▶ **Your task**: Extract each line of the material that follows exactly and omit its pictures.

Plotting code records
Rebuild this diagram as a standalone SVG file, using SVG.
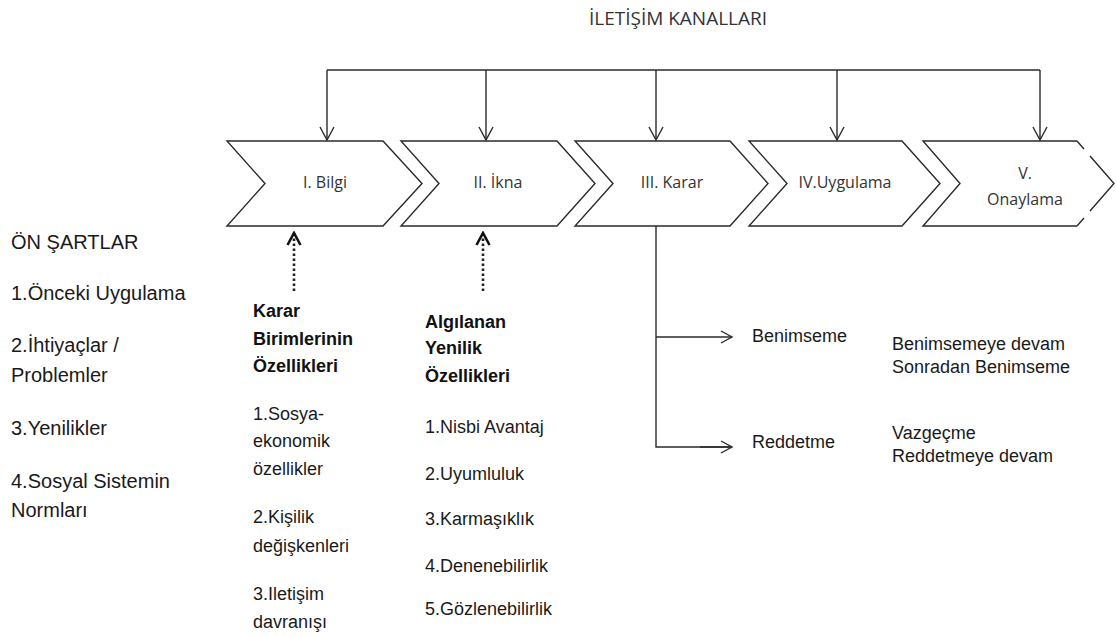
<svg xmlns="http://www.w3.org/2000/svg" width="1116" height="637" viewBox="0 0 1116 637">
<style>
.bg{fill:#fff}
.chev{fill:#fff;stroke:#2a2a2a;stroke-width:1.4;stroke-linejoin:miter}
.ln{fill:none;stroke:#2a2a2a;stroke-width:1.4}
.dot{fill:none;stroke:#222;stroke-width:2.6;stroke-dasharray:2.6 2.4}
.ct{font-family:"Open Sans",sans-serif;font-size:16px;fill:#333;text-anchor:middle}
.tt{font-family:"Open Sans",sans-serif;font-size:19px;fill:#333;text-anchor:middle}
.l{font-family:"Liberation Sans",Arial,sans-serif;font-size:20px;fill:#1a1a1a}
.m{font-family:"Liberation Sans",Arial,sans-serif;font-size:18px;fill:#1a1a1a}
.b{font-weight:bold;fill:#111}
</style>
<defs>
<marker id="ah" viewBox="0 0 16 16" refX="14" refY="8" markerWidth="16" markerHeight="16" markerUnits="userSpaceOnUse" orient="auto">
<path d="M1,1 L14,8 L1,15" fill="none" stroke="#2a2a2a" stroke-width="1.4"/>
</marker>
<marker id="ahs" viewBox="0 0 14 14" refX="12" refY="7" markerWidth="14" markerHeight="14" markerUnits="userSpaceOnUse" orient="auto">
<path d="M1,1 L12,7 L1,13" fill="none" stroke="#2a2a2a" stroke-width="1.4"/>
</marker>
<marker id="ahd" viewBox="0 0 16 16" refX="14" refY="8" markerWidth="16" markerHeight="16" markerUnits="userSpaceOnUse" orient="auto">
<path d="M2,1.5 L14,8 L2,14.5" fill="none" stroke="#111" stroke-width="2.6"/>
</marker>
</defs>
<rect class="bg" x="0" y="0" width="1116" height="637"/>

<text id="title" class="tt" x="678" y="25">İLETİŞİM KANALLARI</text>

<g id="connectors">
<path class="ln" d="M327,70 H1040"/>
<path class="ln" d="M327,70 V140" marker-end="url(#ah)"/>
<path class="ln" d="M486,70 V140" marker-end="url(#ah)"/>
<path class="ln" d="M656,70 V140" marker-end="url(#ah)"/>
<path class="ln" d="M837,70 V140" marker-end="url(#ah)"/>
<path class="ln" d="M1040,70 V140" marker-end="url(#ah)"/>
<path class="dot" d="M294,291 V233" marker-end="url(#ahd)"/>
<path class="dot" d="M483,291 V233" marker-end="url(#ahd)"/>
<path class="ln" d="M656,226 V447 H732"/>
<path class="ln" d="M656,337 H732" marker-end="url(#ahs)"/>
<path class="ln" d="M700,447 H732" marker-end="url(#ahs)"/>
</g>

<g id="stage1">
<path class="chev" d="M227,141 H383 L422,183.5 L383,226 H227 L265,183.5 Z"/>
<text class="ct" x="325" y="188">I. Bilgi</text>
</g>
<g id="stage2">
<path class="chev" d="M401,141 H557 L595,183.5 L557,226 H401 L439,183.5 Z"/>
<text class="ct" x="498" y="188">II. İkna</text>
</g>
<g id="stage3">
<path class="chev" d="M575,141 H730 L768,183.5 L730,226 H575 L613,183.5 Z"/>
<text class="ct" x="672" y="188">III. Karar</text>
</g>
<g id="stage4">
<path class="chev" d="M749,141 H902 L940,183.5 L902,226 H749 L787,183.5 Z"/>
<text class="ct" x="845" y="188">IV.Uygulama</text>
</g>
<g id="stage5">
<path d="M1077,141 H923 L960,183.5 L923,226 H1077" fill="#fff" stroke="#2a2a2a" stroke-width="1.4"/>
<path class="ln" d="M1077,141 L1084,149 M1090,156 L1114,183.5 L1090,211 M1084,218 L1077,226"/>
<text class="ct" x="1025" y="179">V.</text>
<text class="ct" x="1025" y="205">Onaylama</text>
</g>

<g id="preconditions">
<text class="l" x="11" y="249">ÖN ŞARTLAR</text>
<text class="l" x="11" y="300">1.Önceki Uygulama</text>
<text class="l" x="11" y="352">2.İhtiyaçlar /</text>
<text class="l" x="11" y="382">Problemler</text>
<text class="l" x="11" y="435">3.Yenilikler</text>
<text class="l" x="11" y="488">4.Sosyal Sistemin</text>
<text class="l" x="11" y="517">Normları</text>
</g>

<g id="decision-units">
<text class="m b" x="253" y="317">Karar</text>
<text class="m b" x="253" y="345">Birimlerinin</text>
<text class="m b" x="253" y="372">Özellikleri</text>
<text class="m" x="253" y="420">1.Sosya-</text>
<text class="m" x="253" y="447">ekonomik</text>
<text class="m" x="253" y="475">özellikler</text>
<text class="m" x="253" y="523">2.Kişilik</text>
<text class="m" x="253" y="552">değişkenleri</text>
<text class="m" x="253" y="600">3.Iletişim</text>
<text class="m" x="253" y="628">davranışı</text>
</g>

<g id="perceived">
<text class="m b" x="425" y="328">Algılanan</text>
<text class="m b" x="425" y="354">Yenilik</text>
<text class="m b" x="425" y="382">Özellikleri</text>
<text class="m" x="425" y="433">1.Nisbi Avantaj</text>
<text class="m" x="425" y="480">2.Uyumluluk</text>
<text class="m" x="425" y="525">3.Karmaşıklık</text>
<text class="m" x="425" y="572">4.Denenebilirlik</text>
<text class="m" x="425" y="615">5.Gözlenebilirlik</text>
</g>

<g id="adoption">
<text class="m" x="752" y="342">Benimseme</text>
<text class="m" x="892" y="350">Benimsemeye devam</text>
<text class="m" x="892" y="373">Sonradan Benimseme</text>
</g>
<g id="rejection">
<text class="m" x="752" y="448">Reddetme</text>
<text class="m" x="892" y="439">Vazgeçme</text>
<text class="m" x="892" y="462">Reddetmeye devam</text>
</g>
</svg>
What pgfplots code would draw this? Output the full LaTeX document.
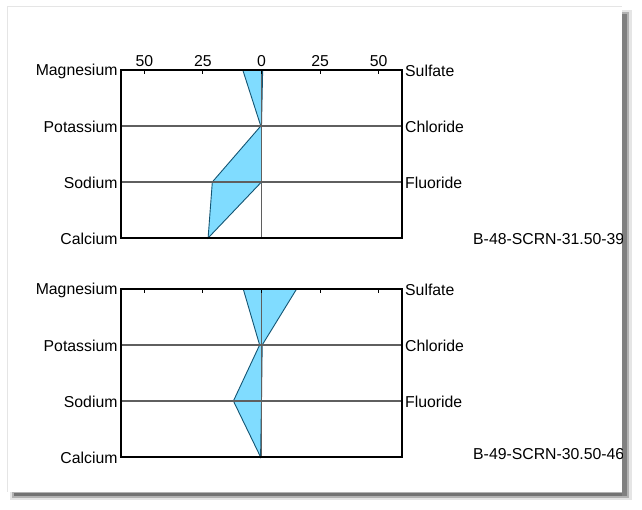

▶ **The reply**:
Rebuild this diagram as a standalone SVG file, using SVG.
<svg xmlns="http://www.w3.org/2000/svg" width="1116" height="637" viewBox="0 0 1116 637">
<style>
.bg{fill:#fff}
.chev{fill:#fff;stroke:#2a2a2a;stroke-width:1.4;stroke-linejoin:miter}
.ln{fill:none;stroke:#2a2a2a;stroke-width:1.4}
.dot{fill:none;stroke:#222;stroke-width:2.6;stroke-dasharray:2.6 2.4}
.ct{font-family:"Open Sans",sans-serif;font-size:16px;fill:#333;text-anchor:middle}
.tt{font-family:"Open Sans",sans-serif;font-size:19px;fill:#333;text-anchor:middle}
.l{font-family:"Liberation Sans",Arial,sans-serif;font-size:20px;fill:#1a1a1a}
.m{font-family:"Liberation Sans",Arial,sans-serif;font-size:18px;fill:#1a1a1a}
.b{font-weight:bold;fill:#111}
</style>
<defs>
<marker id="ah" viewBox="0 0 16 16" refX="14" refY="8" markerWidth="16" markerHeight="16" markerUnits="userSpaceOnUse" orient="auto">
<path d="M1,1 L14,8 L1,15" fill="none" stroke="#2a2a2a" stroke-width="1.4"/>
</marker>
<marker id="ahs" viewBox="0 0 14 14" refX="12" refY="7" markerWidth="14" markerHeight="14" markerUnits="userSpaceOnUse" orient="auto">
<path d="M1,1 L12,7 L1,13" fill="none" stroke="#2a2a2a" stroke-width="1.4"/>
</marker>
<marker id="ahd" viewBox="0 0 16 16" refX="14" refY="8" markerWidth="16" markerHeight="16" markerUnits="userSpaceOnUse" orient="auto">
<path d="M2,1.5 L14,8 L2,14.5" fill="none" stroke="#111" stroke-width="2.6"/>
</marker>
</defs>
<rect class="bg" x="0" y="0" width="1116" height="637"/>

<text id="title" class="tt" x="678" y="25">İLETİŞİM KANALLARI</text>

<g id="connectors">
<path class="ln" d="M327,70 H1040"/>
<path class="ln" d="M327,70 V140" marker-end="url(#ah)"/>
<path class="ln" d="M486,70 V140" marker-end="url(#ah)"/>
<path class="ln" d="M656,70 V140" marker-end="url(#ah)"/>
<path class="ln" d="M837,70 V140" marker-end="url(#ah)"/>
<path class="ln" d="M1040,70 V140" marker-end="url(#ah)"/>
<path class="dot" d="M294,291 V233" marker-end="url(#ahd)"/>
<path class="dot" d="M483,291 V233" marker-end="url(#ahd)"/>
<path class="ln" d="M656,226 V447 H732"/>
<path class="ln" d="M656,337 H732" marker-end="url(#ahs)"/>
<path class="ln" d="M700,447 H732" marker-end="url(#ahs)"/>
</g>

<g id="stage1">
<path class="chev" d="M227,141 H383 L422,183.5 L383,226 H227 L265,183.5 Z"/>
<text class="ct" x="325" y="188">I. Bilgi</text>
</g>
<g id="stage2">
<path class="chev" d="M401,141 H557 L595,183.5 L557,226 H401 L439,183.5 Z"/>
<text class="ct" x="498" y="188">II. İkna</text>
</g>
<g id="stage3">
<path class="chev" d="M575,141 H730 L768,183.5 L730,226 H575 L613,183.5 Z"/>
<text class="ct" x="672" y="188">III. Karar</text>
</g>
<g id="stage4">
<path class="chev" d="M749,141 H902 L940,183.5 L902,226 H749 L787,183.5 Z"/>
<text class="ct" x="845" y="188">IV.Uygulama</text>
</g>
<g id="stage5">
<path d="M1077,141 H923 L960,183.5 L923,226 H1077" fill="#fff" stroke="#2a2a2a" stroke-width="1.4"/>
<path class="ln" d="M1077,141 L1084,149 M1090,156 L1114,183.5 L1090,211 M1084,218 L1077,226"/>
<text class="ct" x="1025" y="179">V.</text>
<text class="ct" x="1025" y="205">Onaylama</text>
</g>

<g id="preconditions">
<text class="l" x="11" y="249">ÖN ŞARTLAR</text>
<text class="l" x="11" y="300">1.Önceki Uygulama</text>
<text class="l" x="11" y="352">2.İhtiyaçlar /</text>
<text class="l" x="11" y="382">Problemler</text>
<text class="l" x="11" y="435">3.Yenilikler</text>
<text class="l" x="11" y="488">4.Sosyal Sistemin</text>
<text class="l" x="11" y="517">Normları</text>
</g>

<g id="decision-units">
<text class="m b" x="253" y="317">Karar</text>
<text class="m b" x="253" y="345">Birimlerinin</text>
<text class="m b" x="253" y="372">Özellikleri</text>
<text class="m" x="253" y="420">1.Sosya-</text>
<text class="m" x="253" y="447">ekonomik</text>
<text class="m" x="253" y="475">özellikler</text>
<text class="m" x="253" y="523">2.Kişilik</text>
<text class="m" x="253" y="552">değişkenleri</text>
<text class="m" x="253" y="600">3.Iletişim</text>
<text class="m" x="253" y="628">davranışı</text>
</g>

<g id="perceived">
<text class="m b" x="425" y="328">Algılanan</text>
<text class="m b" x="425" y="354">Yenilik</text>
<text class="m b" x="425" y="382">Özellikleri</text>
<text class="m" x="425" y="433">1.Nisbi Avantaj</text>
<text class="m" x="425" y="480">2.Uyumluluk</text>
<text class="m" x="425" y="525">3.Karmaşıklık</text>
<text class="m" x="425" y="572">4.Denenebilirlik</text>
<text class="m" x="425" y="615">5.Gözlenebilirlik</text>
</g>

<g id="adoption">
<text class="m" x="752" y="342">Benimseme</text>
<text class="m" x="892" y="350">Benimsemeye devam</text>
<text class="m" x="892" y="373">Sonradan Benimseme</text>
</g>
<g id="rejection">
<text class="m" x="752" y="448">Reddetme</text>
<text class="m" x="892" y="439">Vazgeçme</text>
<text class="m" x="892" y="462">Reddetmeye devam</text>
</g>
</svg>
What pgfplots code would draw this? Output the full LaTeX document.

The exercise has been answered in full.